Agabus menunjukkan bahwa dirinya adalah seorang nabi, dengan menggunakan simbolisme kenabian, yang merupakan ciri khas para nabi Perjanjian Lama, ketika ia mengambil ikat pinggang Paulus dan mengikat kedua tangan dan kakinya. Keaslian Agabus sebagai seorang nabi juga terbuktikan dengan formula kenabian yang digunakannya, saat ia menyatakan, “Demikianlah kata Roh Kudus.” Kata tade yang diterjemahkan “demikian” digunakan ratusan kali dalam Perjanjian Lama untuk kata-kata otoritatif para nabi.
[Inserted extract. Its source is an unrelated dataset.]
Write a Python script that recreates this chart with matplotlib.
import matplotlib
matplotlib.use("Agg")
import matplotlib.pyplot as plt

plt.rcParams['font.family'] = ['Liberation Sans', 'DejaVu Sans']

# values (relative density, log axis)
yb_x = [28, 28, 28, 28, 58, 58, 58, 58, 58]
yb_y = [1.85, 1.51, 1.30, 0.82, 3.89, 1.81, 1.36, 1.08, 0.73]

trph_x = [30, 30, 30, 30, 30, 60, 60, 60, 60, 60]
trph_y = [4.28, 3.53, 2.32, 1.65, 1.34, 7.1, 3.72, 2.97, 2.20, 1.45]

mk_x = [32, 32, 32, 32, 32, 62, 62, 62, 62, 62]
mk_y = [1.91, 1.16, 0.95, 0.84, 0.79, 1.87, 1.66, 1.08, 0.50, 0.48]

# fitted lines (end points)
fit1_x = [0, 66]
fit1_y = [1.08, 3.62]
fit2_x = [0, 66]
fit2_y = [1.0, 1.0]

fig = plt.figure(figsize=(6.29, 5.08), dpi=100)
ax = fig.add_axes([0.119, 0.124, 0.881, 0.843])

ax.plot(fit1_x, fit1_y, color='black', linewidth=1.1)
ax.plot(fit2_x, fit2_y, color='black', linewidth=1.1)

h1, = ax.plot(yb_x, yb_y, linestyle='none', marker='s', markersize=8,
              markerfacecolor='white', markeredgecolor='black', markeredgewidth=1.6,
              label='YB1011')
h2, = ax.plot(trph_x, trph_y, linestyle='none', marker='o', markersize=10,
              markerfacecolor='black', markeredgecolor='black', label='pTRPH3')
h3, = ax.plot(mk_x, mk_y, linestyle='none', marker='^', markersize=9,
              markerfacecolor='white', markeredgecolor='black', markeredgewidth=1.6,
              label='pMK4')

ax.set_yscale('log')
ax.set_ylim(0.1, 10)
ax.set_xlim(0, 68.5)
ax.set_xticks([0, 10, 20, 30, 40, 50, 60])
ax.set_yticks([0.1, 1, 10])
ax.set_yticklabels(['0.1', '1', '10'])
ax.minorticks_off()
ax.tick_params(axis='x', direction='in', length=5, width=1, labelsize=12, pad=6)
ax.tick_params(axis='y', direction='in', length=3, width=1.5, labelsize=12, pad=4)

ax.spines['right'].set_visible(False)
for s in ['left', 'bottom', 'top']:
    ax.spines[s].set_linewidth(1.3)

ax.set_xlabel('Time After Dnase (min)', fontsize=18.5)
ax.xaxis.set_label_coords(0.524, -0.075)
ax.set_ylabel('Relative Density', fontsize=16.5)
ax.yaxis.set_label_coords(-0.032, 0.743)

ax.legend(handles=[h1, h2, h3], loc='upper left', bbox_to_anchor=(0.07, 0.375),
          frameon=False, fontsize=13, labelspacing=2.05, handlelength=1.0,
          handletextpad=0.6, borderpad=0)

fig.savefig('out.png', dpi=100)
Lukas menggunakan formula ini untuk menggarisbawahi bahwa Agabus berbicara dari Roh Kudus, seperti yang dilakukan para nabi Perjanjian Lama.

Mungkin teks paling sulit bagi mereka yang berpikir bahwa nubuat dalam Perjanjian Baru tak bisa salah adalah Kisah Para Rasul 21:4 dan 21:12-13. Sahabat-sahabat Paulus mengatakan kepadanya agar tidak pergi ke Yerusalem “oleh bisikan Roh” karena diprediksikan bahwa ia akan menderita di sana, namun Paulus bersikeras pergi ke Yerusalem dan menyatakan bahwa ia dipimpin sang Roh dalam keputusannya (Kis. 19:21-22). Mereka yang berpikir bahwa nubuat Perjanjian Baru bercampur dengan kesalahan mengatakan bahwa di sini kita memiliki contoh yang jelas tentang kesalahan dalam nubuat. Interpretasi ini tentu mungkin saja. Namun pembacaan bukti lainnya jauh lebih meyakinkan, dan pembacaan ini mendukung anggapan bahwa nubuat-nubuat Perjanjian Baru tak bisa salah.
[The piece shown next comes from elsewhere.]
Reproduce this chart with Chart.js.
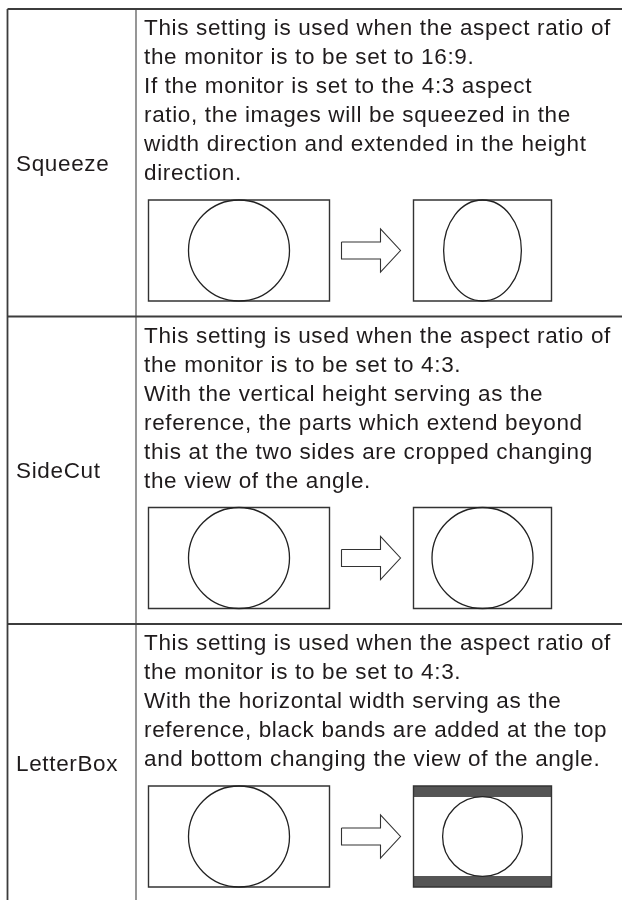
<!DOCTYPE html>
<html>
<head>
<meta charset="utf-8">
<script src="https://cdn.jsdelivr.net/npm/chart.js@4"></script>
<style>
  html, body { margin: 0; padding: 0; background: #fff; }
  canvas { display: block; }
</style>
</head>
<body>
<canvas id="myChart" width="622" height="900"></canvas>
<script>
// Table content
var modes = ['Squeeze', 'SideCut', 'LetterBox'];

var squeezeText = [
  'This setting is used when the aspect ratio of',
  'the monitor is to be set to 16:9.',
  'If the monitor is set to the 4:3 aspect',
  'ratio, the images will be squeezed in the',
  'width direction and extended in the height',
  'direction.'
];
var sideCutText = [
  'This setting is used when the aspect ratio of',
  'the monitor is to be set to 4:3.',
  'With the vertical height serving as the',
  'reference, the parts which extend beyond',
  'this at the two sides are cropped changing',
  'the view of the angle.'
];
var letterBoxText = [
  'This setting is used when the aspect ratio of',
  'the monitor is to be set to 4:3.',
  'With the horizontal width serving as the',
  'reference, black bands are added at the top',
  'and bottom changing the view of the angle.'
];
var descriptions = [squeezeText, sideCutText, letterBoxText];

// Picture inside each frame, as a share of the frame height
var sourceImage = [1.0, 1.0, 1.0];
var imageWidths = [0.77, 1.0, 0.79];
var imageHeights = [1.0, 1.0, 0.79];
var bandHeights = [0, 0, 0.11];

// Layout (canvas units)
var W = 622, H = 900;
var tableLeft = 7.5, tableTop = 9, colX = 136;
var labelX = 16, textX = 144;
var fontSize = 22.5, lineHeight = 29, firstBaseline = 26;
var boxGap = 20, rowGap = 15.5;
var frameH = 101, sourceX = 148.5, sourceW = 181, targetX = 413.5, targetW = 138;
var arrowX = 341.5;
var textColor = '#1f1b1c';

var rows = [];
var y0 = tableTop;
for (var i = 0; i < modes.length; i++) {
  var lastBaseline = y0 + firstBaseline + (descriptions[i].length - 1) * lineHeight;
  var boxTop = lastBaseline + boxGap;
  var boxBottom = boxTop + frameH;
  rows.push({ top: y0, boxTop: boxTop, boxBottom: boxBottom, bottom: boxBottom + rowGap });
  y0 = boxBottom + rowGap;
}

function lineSet(points, color, width, fillColor) {
  return {
    data: points,
    showLine: true,
    pointRadius: 0,
    pointHoverRadius: 0,
    borderColor: color,
    borderWidth: width,
    borderJoinStyle: 'miter',
    backgroundColor: fillColor || 'transparent',
    fill: fillColor ? 'shape' : false,
    tension: 0
  };
}

function rectPoints(x1, y1, x2, y2) {
  return [
    {x: x1, y: y1}, {x: x2, y: y1}, {x: x2, y: y2},
    {x: x1, y: y2}, {x: x1, y: y1}, {x: x2, y: y1}
  ];
}

var datasets = [];

// table rules
datasets.push(lineSet([{x: tableLeft, y: tableTop}, {x: W, y: tableTop}], '#3c3c3c', 1.8));
for (var r = 0; r < rows.length - 1; r++) {
  datasets.push(lineSet([{x: tableLeft, y: rows[r].bottom}, {x: W, y: rows[r].bottom}], '#3c3c3c', 1.8));
}
datasets.push(lineSet([{x: tableLeft, y: tableTop}, {x: tableLeft, y: H}], '#3c3c3c', 1.8));
datasets.push(lineSet([{x: colX, y: tableTop}, {x: colX, y: H}], '#858585', 1.7));

// frames, arrows and bands
rows.forEach(function(row, i) {
  var mid = (row.boxTop + row.boxBottom) / 2;
  datasets.push(lineSet(rectPoints(sourceX, row.boxTop, sourceX + sourceW, row.boxBottom), '#333', 1.4));
  datasets.push(lineSet(rectPoints(targetX, row.boxTop, targetX + targetW, row.boxBottom), '#333', 1.4));
  datasets.push(lineSet([
    {x: arrowX, y: mid - 8.5}, {x: arrowX + 39, y: mid - 8.5}, {x: arrowX + 39, y: mid - 21.5},
    {x: arrowX + 59, y: mid}, {x: arrowX + 39, y: mid + 21.5}, {x: arrowX + 39, y: mid + 8.5},
    {x: arrowX, y: mid + 8.5}, {x: arrowX, y: mid - 8.5}
  ], '#333', 1.1));
  if (bandHeights[i] > 0) {
    var band = bandHeights[i] * frameH;
    datasets.push(lineSet(rectPoints(targetX, row.boxTop, targetX + targetW, row.boxTop + band), '#555', 0, '#555'));
    datasets.push(lineSet(rectPoints(targetX, row.boxBottom - band, targetX + targetW, row.boxBottom), '#555', 0, '#555'));
  }
});

// ellipses and text, placed through the scales
var picturePlugin = {
  id: 'pictures',
  afterDatasetsDraw: function(chart) {
    var ctx = chart.ctx, xs = chart.scales.x, ys = chart.scales.y;
    function ellipse(cx, cy, rx, ry) {
      var px = xs.getPixelForValue(cx), py = ys.getPixelForValue(cy);
      var prx = Math.abs(xs.getPixelForValue(cx + rx) - px);
      var pry = Math.abs(ys.getPixelForValue(cy + ry) - py);
      ctx.beginPath();
      ctx.ellipse(px, py, prx, pry, 0, 0, Math.PI * 2);
      ctx.stroke();
    }
    ctx.save();
    ctx.strokeStyle = '#222';
    ctx.lineWidth = 1.3;
    rows.forEach(function(row, i) {
      var mid = (row.boxTop + row.boxBottom) / 2;
      ellipse(sourceX + sourceW / 2, mid, sourceImage[i] * frameH / 2, sourceImage[i] * frameH / 2);
      ellipse(targetX + targetW / 2, mid, imageWidths[i] * frameH / 2, imageHeights[i] * frameH / 2);
    });
    ctx.restore();
  },
  afterDraw: function(chart) {
    var ctx = chart.ctx, xs = chart.scales.x, ys = chart.scales.y;
    ctx.save();
    ctx.font = fontSize + 'px "Liberation Sans", Arial, sans-serif';
    ctx.fillStyle = textColor;
    ctx.letterSpacing = '0.65px';
    ctx.textBaseline = 'alphabetic';
    rows.forEach(function(row, i) {
      ctx.fillText(modes[i], xs.getPixelForValue(labelX), ys.getPixelForValue((row.top + row.bottom) / 2 + 8));
      descriptions[i].forEach(function(line, k) {
        ctx.fillText(line, xs.getPixelForValue(textX), ys.getPixelForValue(row.top + firstBaseline + k * lineHeight));
      });
    });
    ctx.restore();
  }
};

var ctx = document.getElementById('myChart').getContext('2d');

var myChart = new Chart(ctx, {
  type: 'scatter',
  data: { datasets: datasets },
  options: {
    responsive: false,
    animation: false,
    events: [],
    layout: { padding: 0 },
    scales: {
      x: { type: 'linear', min: 0, max: W, display: false },
      y: { type: 'linear', min: 0, max: H, reverse: true, display: false }
    },
    plugins: {
      legend: { display: false },
      tooltip: { enabled: false }
    }
  },
  plugins: [picturePlugin]
});
</script>
</body>
</html>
Dalam Kisah Para Rasul 21:4 nubuat itu benar adanya (Paulus akan menderita), namun kesimpulan yang ditarik dari nubuat itulah (seharusnya Paulus jangan pergi ke Yerusalem) yang keliru. Kesimpulan yang ditarik dari nubuat itu bukanlah bagian dari nubuat itu sendiri. Jadi, nubuat bahwa Paulus akan menghadapi penderitaan di Yerusalem itu akurat dan diilhami oleh Roh; kesimpulan yang diambil orang-orang dari nubuat itulah—bahwa Paulus seharusnya jangan pergi ke Yerusalem—yang keliru. Kesimpulan itu bukan berasal dari sang Roh. Bukanlah tujuan Lukas untuk menjelaskan dengan tepat natur dari nubuat di sini, dan ia berasumsi bahwa para pembacanya akan menyadari bahwa nubuat tak pernah bisa salah. Kita harus menyadari bahwa tujuan cerita ini bukanlah untuk merefleksikan natur nubuat. Kita tidak berhak menuntut lebih banyak dari apa yang ditegaskan oleh teks ini.

Kesimpulannya

Karunia-karunia mukjizat telah berhenti sejak karunia-karunia itu membuktikan pelayanan, kematian, dan kebangkitan Yesus Kristus. Fondasi gereja telah diletakkan dan kini dilestarikan dalam Kitab Suci, kanon Perjanjian Lama dan Perjanjian Baru. Kita tidak mengharapkan adanya pewahyuan baru. Kita belum banyak membahas tentang karunia bahasa lidah di sini, namun bukti dalam Perjanjian Baru menunjukkan bahwa karunia bahasa lidah adalah kemampuan berbicara dalam bahasa-bahasa asing, bukan ocehan-ocehan ekstatik. Kita tidak memiliki bukti bahwa orang-orang masih menerima karunia semacam itu sekarang, dan bahasa lidah yang ditafsirkan tampaknya disejajarkan setara dengan nubuat (1 Kor. 14:1-5). Kita memiliki bukti kuat bahwa karunia-karunia kerasulan dan nubuat telah berakhir, dan dengan demikian posisi Ketidakberlanjutan lebih layak untuk dipercaya.